Repeat verbatim only the lines from the one with "Emit a single-file" through the one with "Reinforcement and Punishment</div>", both ends kept. Pictures stay out.

- Charts and diagrams as code:
= = = =
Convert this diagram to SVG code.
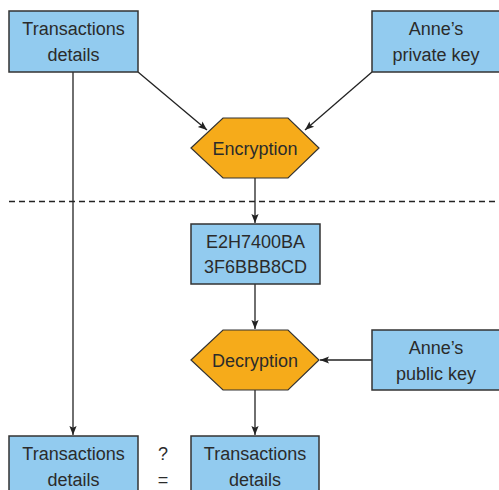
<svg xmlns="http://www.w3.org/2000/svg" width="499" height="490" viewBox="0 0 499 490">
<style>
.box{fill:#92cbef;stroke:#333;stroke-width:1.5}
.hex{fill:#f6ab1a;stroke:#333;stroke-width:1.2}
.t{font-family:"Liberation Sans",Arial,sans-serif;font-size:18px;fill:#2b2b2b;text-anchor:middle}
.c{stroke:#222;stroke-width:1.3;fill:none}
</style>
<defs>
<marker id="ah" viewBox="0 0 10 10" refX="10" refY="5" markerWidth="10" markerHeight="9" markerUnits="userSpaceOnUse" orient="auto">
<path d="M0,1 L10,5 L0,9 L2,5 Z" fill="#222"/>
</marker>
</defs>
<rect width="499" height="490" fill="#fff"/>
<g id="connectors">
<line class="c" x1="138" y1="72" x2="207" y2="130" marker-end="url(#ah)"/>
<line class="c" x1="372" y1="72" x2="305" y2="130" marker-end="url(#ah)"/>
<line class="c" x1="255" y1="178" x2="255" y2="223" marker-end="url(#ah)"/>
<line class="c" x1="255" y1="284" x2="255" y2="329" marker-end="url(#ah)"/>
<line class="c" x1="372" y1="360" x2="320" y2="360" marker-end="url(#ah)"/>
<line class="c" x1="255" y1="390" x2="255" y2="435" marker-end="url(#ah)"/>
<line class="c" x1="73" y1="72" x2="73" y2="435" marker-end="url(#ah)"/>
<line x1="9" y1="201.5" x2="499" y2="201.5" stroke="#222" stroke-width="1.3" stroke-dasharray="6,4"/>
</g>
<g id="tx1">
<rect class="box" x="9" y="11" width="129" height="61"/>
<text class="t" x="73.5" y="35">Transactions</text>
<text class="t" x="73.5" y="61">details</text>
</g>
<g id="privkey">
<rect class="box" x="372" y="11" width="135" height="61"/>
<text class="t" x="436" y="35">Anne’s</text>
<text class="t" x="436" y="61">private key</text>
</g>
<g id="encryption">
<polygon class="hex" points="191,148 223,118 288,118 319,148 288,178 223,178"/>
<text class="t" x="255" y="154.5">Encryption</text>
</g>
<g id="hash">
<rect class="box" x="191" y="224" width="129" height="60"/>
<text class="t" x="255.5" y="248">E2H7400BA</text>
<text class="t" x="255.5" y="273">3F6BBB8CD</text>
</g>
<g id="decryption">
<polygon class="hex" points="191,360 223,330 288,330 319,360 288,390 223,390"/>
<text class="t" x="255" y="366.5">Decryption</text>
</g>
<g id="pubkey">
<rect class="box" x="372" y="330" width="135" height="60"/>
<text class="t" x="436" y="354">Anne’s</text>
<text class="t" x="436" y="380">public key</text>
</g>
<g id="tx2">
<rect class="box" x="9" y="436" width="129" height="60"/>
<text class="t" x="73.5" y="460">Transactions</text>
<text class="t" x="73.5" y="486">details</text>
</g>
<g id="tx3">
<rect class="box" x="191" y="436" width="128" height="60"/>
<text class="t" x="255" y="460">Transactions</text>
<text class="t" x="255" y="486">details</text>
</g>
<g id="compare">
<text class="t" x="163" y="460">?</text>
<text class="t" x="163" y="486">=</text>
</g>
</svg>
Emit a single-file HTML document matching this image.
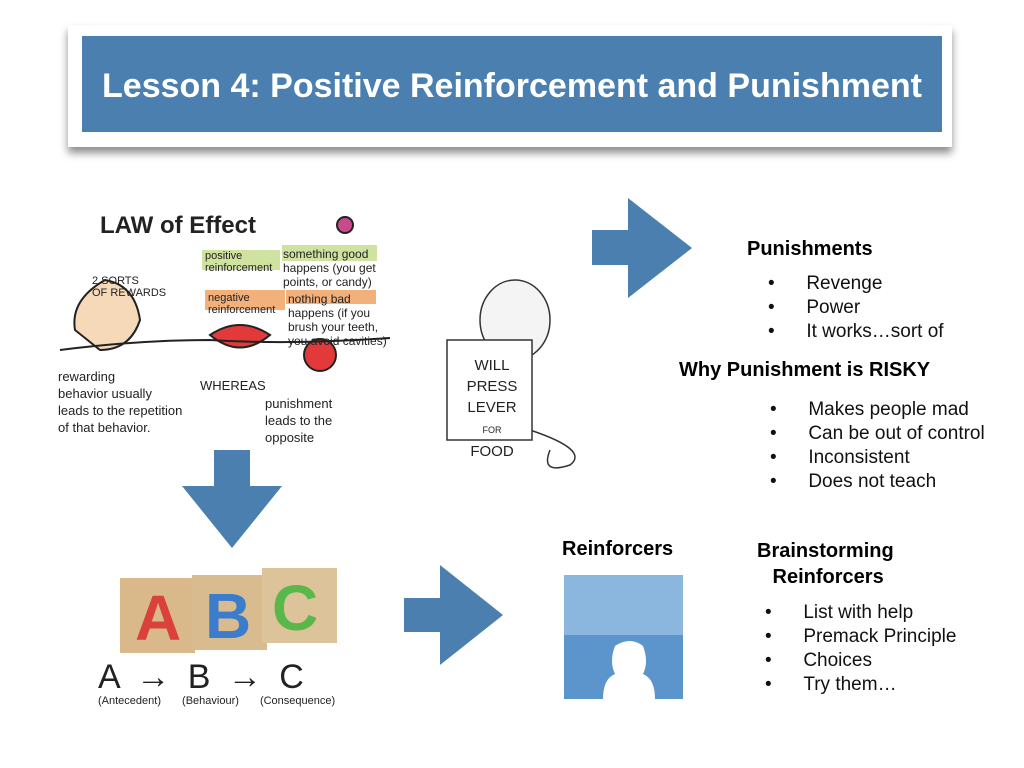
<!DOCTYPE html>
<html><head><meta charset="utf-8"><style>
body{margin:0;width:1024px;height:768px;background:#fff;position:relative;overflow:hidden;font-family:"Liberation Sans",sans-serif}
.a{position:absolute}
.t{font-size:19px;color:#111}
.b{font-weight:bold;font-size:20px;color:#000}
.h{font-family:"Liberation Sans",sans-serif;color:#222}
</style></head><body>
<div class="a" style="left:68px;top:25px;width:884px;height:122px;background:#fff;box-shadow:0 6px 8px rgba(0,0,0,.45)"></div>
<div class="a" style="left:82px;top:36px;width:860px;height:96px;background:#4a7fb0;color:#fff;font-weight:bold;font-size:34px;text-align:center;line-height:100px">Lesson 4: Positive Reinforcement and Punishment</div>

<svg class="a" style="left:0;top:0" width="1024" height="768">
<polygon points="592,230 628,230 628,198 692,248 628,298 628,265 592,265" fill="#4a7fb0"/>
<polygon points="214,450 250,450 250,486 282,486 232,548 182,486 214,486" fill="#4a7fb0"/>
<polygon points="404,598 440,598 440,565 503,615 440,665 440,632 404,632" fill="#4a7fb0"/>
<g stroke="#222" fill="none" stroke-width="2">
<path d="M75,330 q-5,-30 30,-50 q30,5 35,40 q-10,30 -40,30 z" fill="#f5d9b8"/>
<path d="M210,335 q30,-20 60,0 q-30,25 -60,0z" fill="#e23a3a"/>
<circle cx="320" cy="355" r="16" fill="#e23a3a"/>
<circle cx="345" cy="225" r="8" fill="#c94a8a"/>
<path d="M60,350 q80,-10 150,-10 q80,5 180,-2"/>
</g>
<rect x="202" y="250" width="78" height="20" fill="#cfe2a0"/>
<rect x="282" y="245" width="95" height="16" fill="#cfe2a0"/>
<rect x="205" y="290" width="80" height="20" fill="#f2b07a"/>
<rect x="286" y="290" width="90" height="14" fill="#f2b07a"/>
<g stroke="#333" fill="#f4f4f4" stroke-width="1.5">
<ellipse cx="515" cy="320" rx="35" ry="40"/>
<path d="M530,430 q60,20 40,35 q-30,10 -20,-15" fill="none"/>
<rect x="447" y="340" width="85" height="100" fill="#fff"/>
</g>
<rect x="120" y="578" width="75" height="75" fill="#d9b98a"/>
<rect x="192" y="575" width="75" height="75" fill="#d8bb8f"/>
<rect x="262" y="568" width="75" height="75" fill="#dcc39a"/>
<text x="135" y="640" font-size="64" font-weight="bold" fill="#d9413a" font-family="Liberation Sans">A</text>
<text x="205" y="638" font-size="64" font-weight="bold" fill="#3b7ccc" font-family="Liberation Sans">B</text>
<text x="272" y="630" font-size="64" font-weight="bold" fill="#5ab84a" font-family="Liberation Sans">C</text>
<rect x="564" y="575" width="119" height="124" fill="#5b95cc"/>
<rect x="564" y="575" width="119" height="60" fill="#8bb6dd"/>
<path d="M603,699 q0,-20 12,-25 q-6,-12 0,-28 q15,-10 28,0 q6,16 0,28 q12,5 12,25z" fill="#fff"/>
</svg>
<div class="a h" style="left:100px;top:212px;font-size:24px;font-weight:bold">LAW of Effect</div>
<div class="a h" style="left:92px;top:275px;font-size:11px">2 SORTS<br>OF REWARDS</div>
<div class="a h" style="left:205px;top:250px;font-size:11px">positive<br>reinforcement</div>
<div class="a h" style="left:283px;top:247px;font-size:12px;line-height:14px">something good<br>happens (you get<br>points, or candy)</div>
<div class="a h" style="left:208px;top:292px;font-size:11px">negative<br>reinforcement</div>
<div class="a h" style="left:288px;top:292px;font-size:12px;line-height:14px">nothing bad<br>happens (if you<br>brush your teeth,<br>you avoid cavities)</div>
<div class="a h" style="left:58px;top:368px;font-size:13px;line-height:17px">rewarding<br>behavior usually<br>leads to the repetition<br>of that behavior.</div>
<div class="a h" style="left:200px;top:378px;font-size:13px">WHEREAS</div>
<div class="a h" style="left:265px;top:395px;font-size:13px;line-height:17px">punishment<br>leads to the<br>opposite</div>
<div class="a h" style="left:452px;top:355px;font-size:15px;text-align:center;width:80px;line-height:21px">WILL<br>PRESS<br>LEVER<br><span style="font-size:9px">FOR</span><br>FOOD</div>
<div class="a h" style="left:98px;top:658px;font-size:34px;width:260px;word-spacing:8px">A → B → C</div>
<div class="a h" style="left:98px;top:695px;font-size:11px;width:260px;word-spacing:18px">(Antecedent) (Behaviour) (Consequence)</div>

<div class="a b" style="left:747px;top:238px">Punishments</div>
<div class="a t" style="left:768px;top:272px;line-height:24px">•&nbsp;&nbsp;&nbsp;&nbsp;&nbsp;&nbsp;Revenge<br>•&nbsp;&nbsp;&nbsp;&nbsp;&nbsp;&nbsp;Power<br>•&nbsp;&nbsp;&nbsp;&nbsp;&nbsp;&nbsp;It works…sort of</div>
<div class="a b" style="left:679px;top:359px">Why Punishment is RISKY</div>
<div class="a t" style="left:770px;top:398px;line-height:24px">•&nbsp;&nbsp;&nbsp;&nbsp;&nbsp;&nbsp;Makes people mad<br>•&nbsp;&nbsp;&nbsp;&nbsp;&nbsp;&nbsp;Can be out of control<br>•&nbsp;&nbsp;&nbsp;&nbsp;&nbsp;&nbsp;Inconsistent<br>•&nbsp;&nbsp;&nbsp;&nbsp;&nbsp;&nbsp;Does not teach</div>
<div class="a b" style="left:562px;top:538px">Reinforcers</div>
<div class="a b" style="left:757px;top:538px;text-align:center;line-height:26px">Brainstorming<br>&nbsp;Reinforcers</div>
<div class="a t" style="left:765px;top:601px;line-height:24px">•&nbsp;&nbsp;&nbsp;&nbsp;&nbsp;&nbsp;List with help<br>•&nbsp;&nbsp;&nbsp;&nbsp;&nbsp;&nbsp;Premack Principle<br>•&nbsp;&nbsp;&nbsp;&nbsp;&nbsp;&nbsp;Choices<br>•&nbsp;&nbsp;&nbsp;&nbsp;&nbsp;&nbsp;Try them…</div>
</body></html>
= = = =
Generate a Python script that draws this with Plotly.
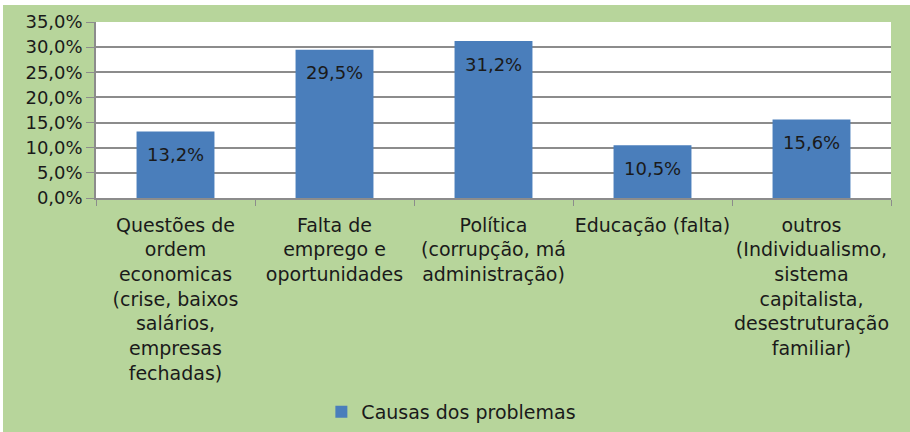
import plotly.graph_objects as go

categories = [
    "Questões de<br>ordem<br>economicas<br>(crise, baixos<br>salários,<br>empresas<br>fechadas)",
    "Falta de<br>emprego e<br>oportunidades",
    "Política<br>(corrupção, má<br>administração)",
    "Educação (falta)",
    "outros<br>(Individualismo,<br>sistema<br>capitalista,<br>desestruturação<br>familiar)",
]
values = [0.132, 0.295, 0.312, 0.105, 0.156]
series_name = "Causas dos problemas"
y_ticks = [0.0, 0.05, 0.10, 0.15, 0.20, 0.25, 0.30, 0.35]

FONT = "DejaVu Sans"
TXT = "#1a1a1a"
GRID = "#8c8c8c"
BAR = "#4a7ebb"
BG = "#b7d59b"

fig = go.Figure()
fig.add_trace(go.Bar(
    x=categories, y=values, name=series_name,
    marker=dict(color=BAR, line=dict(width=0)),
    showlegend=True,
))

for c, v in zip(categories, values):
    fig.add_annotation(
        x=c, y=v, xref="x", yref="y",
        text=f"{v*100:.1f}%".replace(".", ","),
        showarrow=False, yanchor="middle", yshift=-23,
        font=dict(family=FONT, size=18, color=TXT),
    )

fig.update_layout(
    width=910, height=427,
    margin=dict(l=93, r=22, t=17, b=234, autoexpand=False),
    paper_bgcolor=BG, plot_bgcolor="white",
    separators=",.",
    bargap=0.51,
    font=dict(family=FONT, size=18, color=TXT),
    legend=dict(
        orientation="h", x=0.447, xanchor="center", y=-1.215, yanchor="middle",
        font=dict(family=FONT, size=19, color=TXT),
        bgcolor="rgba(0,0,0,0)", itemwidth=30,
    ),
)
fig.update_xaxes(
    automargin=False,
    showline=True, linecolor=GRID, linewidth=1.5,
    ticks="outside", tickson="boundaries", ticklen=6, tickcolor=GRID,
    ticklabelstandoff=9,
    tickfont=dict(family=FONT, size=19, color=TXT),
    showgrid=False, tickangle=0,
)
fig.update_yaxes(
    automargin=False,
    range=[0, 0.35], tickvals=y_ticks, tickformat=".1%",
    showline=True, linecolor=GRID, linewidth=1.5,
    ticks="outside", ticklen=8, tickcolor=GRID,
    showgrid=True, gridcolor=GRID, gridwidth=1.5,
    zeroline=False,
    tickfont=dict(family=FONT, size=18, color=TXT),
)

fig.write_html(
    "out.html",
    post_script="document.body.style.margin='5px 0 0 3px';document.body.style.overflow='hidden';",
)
= = = =
- REPLY:
Emit a single-file HTML document matching this image.
<!DOCTYPE html>
<html><head><meta charset="utf-8"><style>
body{margin:0;width:1024px;height:768px;background:#fff;position:relative;overflow:hidden;font-family:"Liberation Sans",sans-serif}
.a{position:absolute}
.t{font-size:19px;color:#111}
.b{font-weight:bold;font-size:20px;color:#000}
.h{font-family:"Liberation Sans",sans-serif;color:#222}
</style></head><body>
<div class="a" style="left:68px;top:25px;width:884px;height:122px;background:#fff;box-shadow:0 6px 8px rgba(0,0,0,.45)"></div>
<div class="a" style="left:82px;top:36px;width:860px;height:96px;background:#4a7fb0;color:#fff;font-weight:bold;font-size:34px;text-align:center;line-height:100px">Lesson 4: Positive Reinforcement and Punishment</div>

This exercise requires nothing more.